I walked around to our staff a couple of weeks ago on the fourth floor of our building at our downtown campus, and I just asked the question, “Who’s good at affirming around here?” You know you can ask questions like that. Who’s good at this? Who’s good at evangelism? Who’s good at caring for widows? Who’s good at what? And I just asked, “Who’s good at affirming?”
And when I ask questions like that, I can’t be the answer. So it’s not like I’m fishing for a compliment, and since I’m in your presence, you have to say what a wonderful job I do at whatever the thing is. But you have to name somebody else. When they tell me so-and-so is a good affirmer, well, then what do I do with that? Go tell them. “You know what people say about you behind your back?” And I’m saying that leaders can do that.
That’s not hard. That doesn’t take me all day. I didn’t have to write a dissertation. I didn’t have to look up anything in Greek. I just went and asked, “Who do you know that’s good at this thing?” And then I went and told them what people are saying behind their back, and that’s something pastors can do that’s real easy.

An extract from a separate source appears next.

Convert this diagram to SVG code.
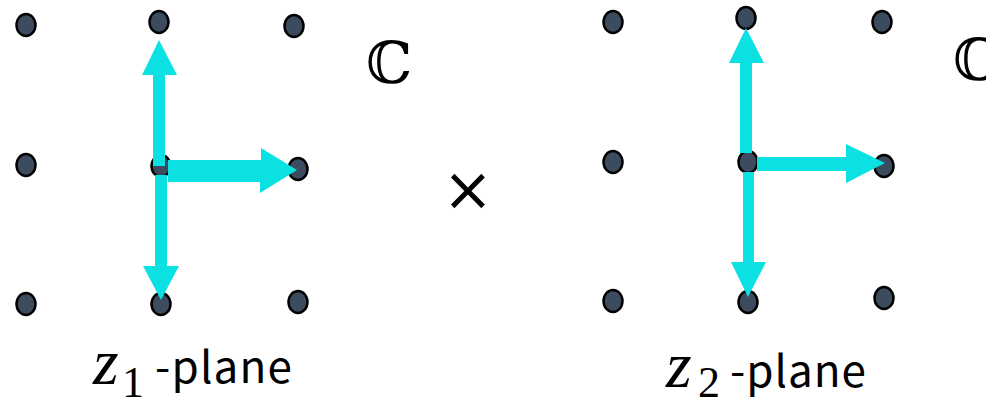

And remember, God affirms those who are not God also. So we’re not doing an Unchristian or atheistic or idolatrous thing here when we commend people who are not God.
There’s something defective with you and with all of your people if you don’t want God himself to praise you. Does that seem upside down? When you get to heaven, you should want to hear God say, “Well done, good and faithful servant” (Matthew 25:21). So God commends goodness and faithfulness even when he gives us that very goodness and that faithfulness.